— START DATA SUPPLIED —

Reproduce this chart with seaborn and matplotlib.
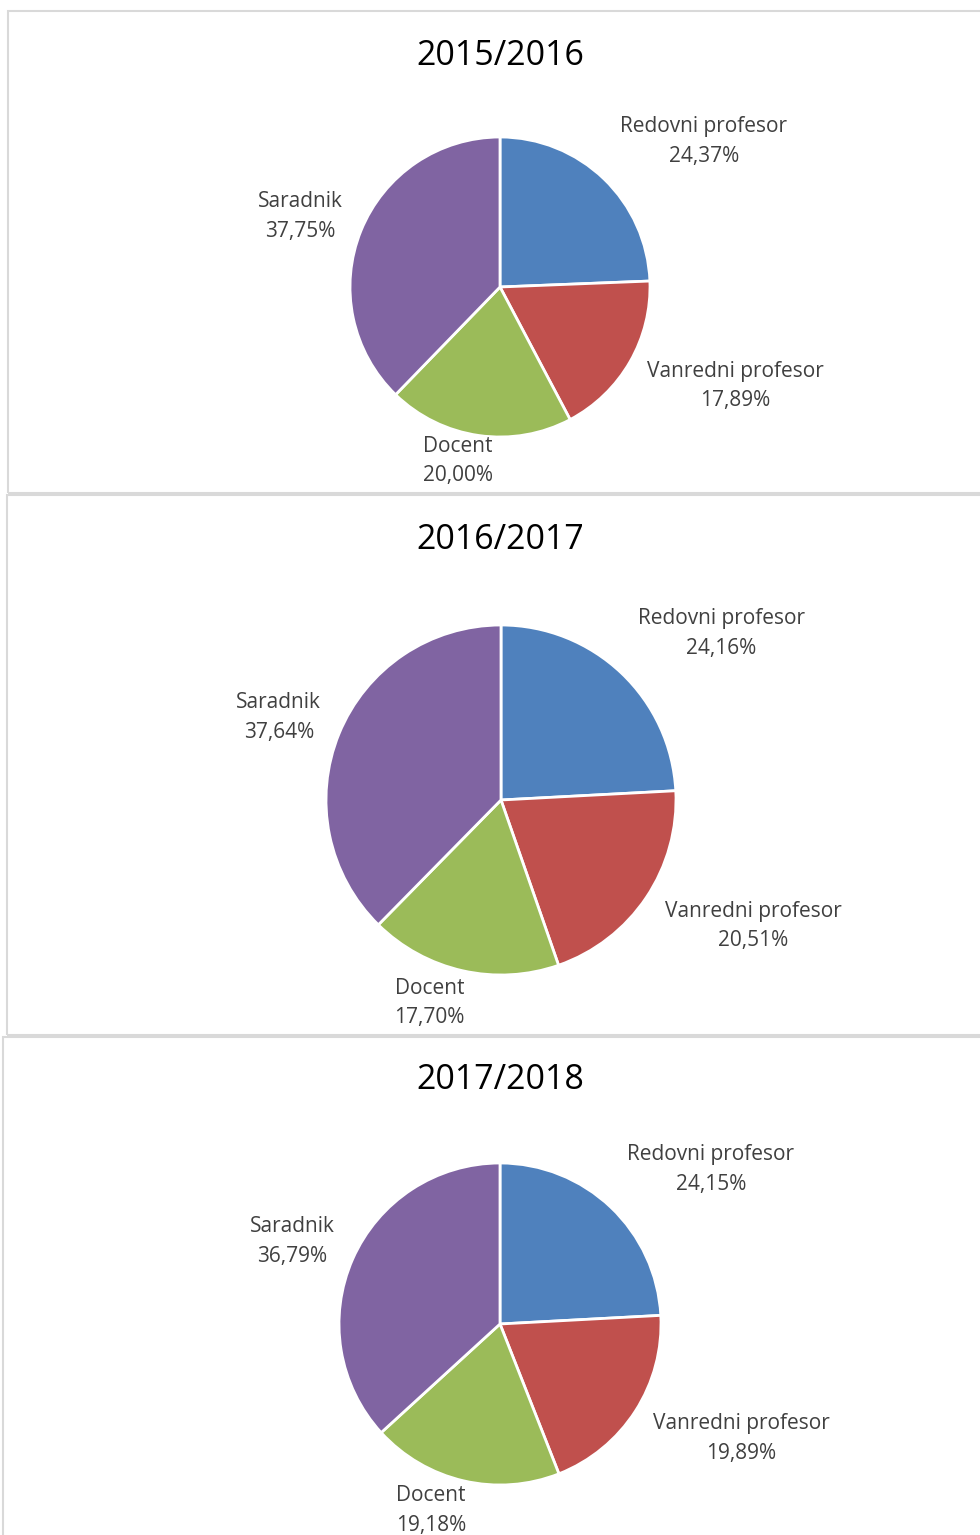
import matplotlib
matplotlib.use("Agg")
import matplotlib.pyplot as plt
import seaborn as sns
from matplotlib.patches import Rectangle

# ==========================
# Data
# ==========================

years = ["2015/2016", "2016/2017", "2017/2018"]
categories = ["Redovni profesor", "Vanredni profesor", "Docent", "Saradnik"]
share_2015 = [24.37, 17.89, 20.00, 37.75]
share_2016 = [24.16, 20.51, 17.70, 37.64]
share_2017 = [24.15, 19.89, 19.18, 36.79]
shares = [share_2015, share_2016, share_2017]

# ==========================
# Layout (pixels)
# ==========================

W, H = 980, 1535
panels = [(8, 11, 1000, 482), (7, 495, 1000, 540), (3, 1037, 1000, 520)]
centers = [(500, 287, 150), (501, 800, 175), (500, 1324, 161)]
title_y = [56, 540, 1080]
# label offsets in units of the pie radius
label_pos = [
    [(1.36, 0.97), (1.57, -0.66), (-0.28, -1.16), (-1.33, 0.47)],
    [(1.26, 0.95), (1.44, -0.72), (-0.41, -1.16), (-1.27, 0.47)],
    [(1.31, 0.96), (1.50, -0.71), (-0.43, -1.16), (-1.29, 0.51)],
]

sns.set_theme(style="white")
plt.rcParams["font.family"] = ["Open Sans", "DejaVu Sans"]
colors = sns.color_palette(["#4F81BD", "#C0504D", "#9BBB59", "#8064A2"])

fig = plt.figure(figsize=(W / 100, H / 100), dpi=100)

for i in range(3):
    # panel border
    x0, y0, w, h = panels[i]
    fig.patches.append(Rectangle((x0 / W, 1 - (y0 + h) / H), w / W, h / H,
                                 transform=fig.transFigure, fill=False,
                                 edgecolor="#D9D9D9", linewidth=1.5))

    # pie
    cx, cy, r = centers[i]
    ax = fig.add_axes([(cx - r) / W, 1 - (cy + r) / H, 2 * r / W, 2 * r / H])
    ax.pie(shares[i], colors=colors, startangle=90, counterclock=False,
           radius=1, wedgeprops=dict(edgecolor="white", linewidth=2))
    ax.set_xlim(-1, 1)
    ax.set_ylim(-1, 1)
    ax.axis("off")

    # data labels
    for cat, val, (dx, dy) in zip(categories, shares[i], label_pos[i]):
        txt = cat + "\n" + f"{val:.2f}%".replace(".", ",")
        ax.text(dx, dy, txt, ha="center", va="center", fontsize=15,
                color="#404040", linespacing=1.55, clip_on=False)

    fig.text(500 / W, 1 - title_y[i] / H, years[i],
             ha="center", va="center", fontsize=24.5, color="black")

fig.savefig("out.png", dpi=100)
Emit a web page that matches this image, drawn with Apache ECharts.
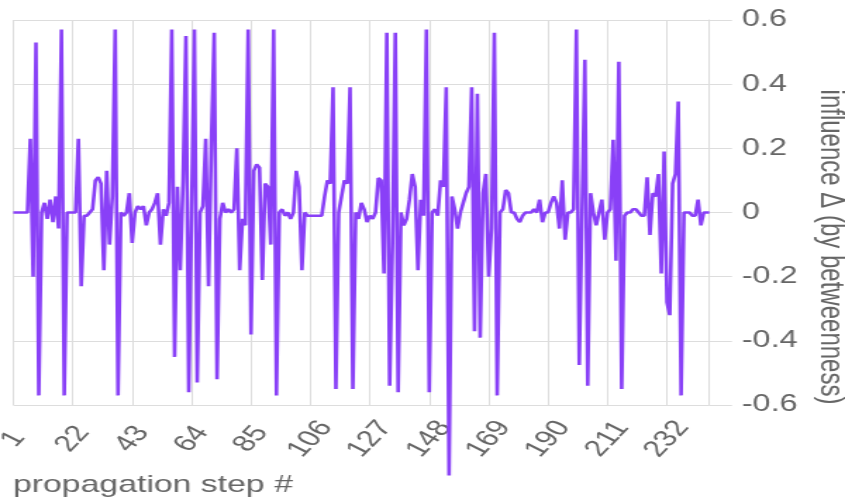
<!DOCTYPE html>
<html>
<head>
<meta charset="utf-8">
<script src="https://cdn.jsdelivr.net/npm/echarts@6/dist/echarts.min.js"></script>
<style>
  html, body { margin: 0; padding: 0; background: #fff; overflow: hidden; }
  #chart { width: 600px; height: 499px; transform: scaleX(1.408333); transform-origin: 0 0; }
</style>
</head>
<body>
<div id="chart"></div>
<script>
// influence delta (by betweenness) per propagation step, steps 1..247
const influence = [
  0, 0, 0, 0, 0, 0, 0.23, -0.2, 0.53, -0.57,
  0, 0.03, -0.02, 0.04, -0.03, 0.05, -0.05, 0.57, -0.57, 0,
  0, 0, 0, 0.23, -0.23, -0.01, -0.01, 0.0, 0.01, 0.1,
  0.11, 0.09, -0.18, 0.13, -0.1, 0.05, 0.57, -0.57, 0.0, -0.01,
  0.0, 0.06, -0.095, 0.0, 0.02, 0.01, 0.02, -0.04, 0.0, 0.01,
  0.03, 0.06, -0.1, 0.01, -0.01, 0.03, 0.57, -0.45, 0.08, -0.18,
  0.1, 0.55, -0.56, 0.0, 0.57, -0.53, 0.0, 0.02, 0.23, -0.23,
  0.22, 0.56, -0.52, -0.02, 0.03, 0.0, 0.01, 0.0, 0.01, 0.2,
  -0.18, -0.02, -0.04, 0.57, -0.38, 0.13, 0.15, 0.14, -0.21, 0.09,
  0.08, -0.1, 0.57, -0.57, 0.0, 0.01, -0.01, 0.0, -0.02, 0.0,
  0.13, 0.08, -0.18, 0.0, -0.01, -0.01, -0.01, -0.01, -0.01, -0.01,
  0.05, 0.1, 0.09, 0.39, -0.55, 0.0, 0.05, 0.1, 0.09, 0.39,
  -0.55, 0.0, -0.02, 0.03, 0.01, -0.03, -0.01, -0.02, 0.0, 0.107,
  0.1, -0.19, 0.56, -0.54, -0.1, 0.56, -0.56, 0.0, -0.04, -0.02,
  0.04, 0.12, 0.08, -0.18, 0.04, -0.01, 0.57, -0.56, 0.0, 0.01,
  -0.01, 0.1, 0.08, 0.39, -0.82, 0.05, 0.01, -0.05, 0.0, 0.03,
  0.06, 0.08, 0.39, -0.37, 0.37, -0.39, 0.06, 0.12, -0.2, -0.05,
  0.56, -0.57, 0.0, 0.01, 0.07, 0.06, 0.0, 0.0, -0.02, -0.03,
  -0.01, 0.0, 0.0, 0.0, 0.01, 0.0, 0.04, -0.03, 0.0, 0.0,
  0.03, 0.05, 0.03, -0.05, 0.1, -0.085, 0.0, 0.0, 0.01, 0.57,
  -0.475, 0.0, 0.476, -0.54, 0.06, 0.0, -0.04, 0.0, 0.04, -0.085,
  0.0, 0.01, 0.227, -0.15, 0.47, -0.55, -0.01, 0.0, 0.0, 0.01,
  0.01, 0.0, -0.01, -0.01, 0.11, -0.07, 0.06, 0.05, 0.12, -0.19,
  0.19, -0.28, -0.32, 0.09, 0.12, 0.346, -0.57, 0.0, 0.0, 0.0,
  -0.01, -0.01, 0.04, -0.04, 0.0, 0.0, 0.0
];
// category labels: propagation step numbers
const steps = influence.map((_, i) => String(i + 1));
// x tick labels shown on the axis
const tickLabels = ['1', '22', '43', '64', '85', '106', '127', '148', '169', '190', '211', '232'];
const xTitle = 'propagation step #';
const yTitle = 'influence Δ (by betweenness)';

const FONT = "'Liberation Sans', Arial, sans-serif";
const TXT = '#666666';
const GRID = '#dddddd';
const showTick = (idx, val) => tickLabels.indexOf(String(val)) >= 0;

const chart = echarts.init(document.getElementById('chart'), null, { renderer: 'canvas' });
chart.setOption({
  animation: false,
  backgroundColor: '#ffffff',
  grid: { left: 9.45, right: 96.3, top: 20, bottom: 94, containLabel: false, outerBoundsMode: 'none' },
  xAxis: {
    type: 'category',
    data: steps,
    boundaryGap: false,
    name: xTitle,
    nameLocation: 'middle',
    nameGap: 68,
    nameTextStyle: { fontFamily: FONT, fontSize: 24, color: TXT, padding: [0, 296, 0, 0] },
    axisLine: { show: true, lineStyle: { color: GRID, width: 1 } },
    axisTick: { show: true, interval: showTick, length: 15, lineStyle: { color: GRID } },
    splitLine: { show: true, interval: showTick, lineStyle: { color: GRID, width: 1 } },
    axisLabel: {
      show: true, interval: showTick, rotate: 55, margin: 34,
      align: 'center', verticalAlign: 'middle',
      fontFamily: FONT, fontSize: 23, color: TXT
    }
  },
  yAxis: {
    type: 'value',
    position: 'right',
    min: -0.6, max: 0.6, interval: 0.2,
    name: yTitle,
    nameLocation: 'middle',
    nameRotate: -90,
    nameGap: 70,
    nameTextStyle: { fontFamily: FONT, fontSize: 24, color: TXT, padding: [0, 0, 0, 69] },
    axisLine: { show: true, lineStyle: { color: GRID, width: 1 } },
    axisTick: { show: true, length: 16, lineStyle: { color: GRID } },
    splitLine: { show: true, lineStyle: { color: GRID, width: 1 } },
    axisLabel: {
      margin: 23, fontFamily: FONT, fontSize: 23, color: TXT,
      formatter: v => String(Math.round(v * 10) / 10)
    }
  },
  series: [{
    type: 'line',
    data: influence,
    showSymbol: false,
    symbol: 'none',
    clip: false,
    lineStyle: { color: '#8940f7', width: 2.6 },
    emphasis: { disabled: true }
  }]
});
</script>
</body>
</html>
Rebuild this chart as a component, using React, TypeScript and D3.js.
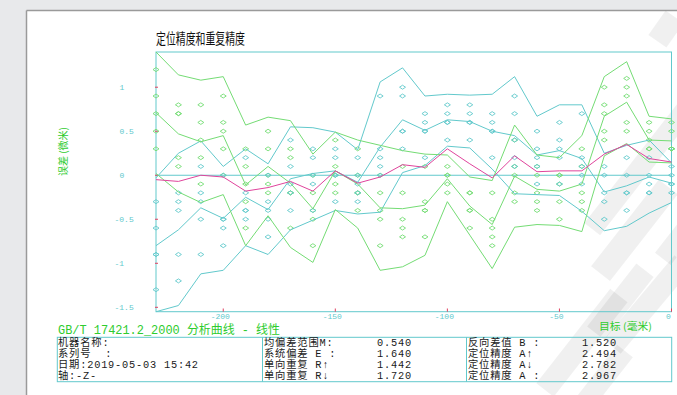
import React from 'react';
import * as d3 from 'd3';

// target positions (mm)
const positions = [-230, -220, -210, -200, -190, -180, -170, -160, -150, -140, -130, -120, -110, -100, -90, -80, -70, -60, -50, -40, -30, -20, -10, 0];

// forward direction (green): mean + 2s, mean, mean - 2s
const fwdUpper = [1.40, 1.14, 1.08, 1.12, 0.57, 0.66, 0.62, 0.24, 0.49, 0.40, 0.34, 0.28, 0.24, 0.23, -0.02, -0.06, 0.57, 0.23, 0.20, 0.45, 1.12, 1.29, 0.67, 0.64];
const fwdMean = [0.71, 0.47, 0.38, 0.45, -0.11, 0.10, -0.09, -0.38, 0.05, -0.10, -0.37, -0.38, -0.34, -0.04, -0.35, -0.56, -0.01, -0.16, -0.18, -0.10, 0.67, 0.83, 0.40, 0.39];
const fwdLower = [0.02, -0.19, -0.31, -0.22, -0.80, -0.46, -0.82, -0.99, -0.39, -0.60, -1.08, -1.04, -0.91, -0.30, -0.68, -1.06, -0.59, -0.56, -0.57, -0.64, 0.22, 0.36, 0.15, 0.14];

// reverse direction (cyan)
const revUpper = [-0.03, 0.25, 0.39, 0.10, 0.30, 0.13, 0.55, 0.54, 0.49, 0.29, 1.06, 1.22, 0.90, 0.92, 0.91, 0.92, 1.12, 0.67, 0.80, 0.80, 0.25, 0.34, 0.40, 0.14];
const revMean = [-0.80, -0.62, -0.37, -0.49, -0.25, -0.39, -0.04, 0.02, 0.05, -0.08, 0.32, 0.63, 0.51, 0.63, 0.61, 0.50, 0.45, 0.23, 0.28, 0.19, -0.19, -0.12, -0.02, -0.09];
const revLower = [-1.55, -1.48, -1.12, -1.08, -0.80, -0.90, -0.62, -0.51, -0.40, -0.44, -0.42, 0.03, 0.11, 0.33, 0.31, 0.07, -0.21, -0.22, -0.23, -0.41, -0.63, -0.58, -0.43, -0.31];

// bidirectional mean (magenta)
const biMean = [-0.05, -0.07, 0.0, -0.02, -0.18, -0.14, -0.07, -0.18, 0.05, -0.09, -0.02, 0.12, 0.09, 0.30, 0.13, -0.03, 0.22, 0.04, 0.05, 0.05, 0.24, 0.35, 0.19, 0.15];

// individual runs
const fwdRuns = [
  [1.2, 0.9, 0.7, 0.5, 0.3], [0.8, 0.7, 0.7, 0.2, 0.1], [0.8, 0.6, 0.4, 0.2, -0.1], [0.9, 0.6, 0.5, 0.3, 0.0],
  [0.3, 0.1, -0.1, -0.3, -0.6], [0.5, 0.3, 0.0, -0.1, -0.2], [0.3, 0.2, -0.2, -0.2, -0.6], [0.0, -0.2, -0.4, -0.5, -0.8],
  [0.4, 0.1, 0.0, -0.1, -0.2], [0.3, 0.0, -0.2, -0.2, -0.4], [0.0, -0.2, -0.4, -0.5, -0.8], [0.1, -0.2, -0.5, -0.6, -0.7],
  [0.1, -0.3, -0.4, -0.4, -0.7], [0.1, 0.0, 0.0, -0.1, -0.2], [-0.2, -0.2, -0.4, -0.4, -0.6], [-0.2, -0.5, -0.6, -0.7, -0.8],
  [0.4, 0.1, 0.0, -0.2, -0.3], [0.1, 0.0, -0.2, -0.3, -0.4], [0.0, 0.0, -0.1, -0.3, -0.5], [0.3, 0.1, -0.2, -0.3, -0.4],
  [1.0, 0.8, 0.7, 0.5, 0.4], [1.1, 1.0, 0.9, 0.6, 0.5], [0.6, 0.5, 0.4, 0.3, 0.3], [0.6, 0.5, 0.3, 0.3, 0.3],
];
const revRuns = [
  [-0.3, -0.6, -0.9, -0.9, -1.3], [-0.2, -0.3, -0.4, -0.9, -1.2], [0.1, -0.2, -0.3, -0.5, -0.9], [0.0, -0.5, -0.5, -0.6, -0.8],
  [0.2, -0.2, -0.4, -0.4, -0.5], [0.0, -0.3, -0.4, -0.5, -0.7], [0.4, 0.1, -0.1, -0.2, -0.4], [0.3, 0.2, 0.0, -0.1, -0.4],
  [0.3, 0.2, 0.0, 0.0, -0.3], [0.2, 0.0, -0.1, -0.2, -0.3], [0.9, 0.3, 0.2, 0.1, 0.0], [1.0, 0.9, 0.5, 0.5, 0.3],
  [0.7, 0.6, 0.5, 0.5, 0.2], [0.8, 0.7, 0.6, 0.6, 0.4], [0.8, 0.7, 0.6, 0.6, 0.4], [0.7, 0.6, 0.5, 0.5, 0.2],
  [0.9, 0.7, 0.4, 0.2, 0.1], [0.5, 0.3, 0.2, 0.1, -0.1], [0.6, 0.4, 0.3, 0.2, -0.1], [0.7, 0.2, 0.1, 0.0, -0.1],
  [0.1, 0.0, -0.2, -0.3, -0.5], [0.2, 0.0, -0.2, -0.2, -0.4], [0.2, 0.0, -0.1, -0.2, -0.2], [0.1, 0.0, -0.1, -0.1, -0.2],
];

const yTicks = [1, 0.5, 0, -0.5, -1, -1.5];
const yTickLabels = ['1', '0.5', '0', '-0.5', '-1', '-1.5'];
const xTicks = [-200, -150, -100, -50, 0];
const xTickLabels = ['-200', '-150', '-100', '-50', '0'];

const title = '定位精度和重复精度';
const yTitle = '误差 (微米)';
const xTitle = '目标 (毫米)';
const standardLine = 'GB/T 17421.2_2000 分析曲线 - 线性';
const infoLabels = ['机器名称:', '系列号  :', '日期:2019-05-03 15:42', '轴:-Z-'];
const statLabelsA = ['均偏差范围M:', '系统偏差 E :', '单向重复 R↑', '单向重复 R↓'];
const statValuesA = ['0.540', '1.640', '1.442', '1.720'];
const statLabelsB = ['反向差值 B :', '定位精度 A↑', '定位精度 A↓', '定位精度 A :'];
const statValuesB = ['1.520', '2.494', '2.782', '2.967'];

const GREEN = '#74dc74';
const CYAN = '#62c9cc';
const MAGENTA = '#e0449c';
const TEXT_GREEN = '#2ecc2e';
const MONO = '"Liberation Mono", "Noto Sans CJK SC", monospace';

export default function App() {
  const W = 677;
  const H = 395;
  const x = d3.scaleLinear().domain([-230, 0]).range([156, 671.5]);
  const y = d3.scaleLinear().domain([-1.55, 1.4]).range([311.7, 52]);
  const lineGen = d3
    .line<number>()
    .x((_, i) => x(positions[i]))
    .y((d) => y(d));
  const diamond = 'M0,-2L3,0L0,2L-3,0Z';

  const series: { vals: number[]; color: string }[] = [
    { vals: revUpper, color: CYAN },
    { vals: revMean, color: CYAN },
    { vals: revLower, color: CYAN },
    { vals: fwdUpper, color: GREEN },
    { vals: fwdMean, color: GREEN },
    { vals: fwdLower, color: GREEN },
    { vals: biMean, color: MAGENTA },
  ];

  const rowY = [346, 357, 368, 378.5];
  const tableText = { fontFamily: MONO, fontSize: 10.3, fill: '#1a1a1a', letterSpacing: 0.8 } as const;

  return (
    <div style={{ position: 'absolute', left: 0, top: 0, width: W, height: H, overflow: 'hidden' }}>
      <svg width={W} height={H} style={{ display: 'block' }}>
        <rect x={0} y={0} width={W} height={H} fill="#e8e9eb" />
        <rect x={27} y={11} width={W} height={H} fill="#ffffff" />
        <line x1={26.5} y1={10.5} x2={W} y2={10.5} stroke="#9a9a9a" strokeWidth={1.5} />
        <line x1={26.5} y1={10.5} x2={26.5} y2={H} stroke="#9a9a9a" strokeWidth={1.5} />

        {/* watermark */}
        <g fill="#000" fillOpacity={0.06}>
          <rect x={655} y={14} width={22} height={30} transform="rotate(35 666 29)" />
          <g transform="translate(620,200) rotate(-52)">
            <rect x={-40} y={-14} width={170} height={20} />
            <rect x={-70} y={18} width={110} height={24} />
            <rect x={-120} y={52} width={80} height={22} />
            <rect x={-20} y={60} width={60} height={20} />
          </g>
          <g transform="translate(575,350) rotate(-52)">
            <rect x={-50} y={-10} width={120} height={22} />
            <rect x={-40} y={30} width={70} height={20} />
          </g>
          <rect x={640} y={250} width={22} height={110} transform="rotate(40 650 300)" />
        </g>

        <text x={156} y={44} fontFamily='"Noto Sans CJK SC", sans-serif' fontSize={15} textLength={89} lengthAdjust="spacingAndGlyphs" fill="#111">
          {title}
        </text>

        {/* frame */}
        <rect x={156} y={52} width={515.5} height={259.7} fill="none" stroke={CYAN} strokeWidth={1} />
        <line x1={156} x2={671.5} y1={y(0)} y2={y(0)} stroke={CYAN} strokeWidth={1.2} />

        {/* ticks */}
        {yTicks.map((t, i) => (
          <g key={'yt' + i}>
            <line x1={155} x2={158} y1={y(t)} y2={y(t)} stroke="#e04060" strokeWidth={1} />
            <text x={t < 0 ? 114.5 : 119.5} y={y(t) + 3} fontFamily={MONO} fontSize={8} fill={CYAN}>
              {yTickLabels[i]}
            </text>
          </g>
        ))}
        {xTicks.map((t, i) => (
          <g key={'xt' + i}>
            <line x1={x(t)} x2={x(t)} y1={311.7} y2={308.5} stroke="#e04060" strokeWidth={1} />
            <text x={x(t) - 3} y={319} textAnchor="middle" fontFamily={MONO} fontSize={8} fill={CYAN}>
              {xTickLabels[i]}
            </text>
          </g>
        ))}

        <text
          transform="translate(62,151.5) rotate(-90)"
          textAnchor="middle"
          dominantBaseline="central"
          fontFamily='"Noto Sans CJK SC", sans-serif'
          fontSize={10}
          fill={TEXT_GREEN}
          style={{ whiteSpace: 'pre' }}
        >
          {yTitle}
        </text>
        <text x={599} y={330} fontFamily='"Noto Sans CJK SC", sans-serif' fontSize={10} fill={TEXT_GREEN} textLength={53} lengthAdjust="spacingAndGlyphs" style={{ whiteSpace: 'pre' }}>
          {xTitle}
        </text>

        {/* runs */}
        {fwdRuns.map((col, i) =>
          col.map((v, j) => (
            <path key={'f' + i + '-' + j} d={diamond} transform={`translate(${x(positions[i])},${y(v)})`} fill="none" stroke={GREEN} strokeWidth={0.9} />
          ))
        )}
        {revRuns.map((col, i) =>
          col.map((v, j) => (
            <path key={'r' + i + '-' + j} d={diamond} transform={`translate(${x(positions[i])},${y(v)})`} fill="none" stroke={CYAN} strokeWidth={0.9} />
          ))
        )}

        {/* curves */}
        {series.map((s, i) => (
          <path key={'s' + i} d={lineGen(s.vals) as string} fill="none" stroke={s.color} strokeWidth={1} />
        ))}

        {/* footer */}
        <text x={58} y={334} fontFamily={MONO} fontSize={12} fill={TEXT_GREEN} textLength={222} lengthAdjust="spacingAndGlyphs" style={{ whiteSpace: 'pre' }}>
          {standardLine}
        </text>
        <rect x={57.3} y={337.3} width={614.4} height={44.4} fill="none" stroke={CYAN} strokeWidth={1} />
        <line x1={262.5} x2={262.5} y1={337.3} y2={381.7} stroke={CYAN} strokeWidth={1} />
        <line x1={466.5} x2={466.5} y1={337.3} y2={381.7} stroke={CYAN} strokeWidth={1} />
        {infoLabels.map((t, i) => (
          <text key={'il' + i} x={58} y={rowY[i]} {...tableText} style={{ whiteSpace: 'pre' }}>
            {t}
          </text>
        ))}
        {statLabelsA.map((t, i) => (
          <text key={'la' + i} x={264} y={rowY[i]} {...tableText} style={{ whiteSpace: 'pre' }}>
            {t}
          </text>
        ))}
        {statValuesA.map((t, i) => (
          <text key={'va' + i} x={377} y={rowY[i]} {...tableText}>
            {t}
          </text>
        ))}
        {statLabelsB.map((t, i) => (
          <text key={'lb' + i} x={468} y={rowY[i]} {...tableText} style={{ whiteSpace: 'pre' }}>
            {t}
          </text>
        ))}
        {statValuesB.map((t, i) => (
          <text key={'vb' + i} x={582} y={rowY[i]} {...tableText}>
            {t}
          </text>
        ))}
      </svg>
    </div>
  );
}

— END DATA SUPPLIED —

» WORK TO BE COMPLETED
Between the line with "Rebuild this chart" and the line with "0.35, 0.19, 0.15];", ends included, lies the span to copy exactly; copy nothing else and leave out the pictures.

» COMPLETED EXERCISE
Rebuild this chart as a component, using React, TypeScript and D3.js.
import React from 'react';
import * as d3 from 'd3';

// target positions (mm)
const positions = [-230, -220, -210, -200, -190, -180, -170, -160, -150, -140, -130, -120, -110, -100, -90, -80, -70, -60, -50, -40, -30, -20, -10, 0];

// forward direction (green): mean + 2s, mean, mean - 2s
const fwdUpper = [1.40, 1.14, 1.08, 1.12, 0.57, 0.66, 0.62, 0.24, 0.49, 0.40, 0.34, 0.28, 0.24, 0.23, -0.02, -0.06, 0.57, 0.23, 0.20, 0.45, 1.12, 1.29, 0.67, 0.64];
const fwdMean = [0.71, 0.47, 0.38, 0.45, -0.11, 0.10, -0.09, -0.38, 0.05, -0.10, -0.37, -0.38, -0.34, -0.04, -0.35, -0.56, -0.01, -0.16, -0.18, -0.10, 0.67, 0.83, 0.40, 0.39];
const fwdLower = [0.02, -0.19, -0.31, -0.22, -0.80, -0.46, -0.82, -0.99, -0.39, -0.60, -1.08, -1.04, -0.91, -0.30, -0.68, -1.06, -0.59, -0.56, -0.57, -0.64, 0.22, 0.36, 0.15, 0.14];

// reverse direction (cyan)
const revUpper = [-0.03, 0.25, 0.39, 0.10, 0.30, 0.13, 0.55, 0.54, 0.49, 0.29, 1.06, 1.22, 0.90, 0.92, 0.91, 0.92, 1.12, 0.67, 0.80, 0.80, 0.25, 0.34, 0.40, 0.14];
const revMean = [-0.80, -0.62, -0.37, -0.49, -0.25, -0.39, -0.04, 0.02, 0.05, -0.08, 0.32, 0.63, 0.51, 0.63, 0.61, 0.50, 0.45, 0.23, 0.28, 0.19, -0.19, -0.12, -0.02, -0.09];
const revLower = [-1.55, -1.48, -1.12, -1.08, -0.80, -0.90, -0.62, -0.51, -0.40, -0.44, -0.42, 0.03, 0.11, 0.33, 0.31, 0.07, -0.21, -0.22, -0.23, -0.41, -0.63, -0.58, -0.43, -0.31];

// bidirectional mean (magenta)
const biMean = [-0.05, -0.07, 0.0, -0.02, -0.18, -0.14, -0.07, -0.18, 0.05, -0.09, -0.02, 0.12, 0.09, 0.30, 0.13, -0.03, 0.22, 0.04, 0.05, 0.05, 0.24, 0.35, 0.19, 0.15];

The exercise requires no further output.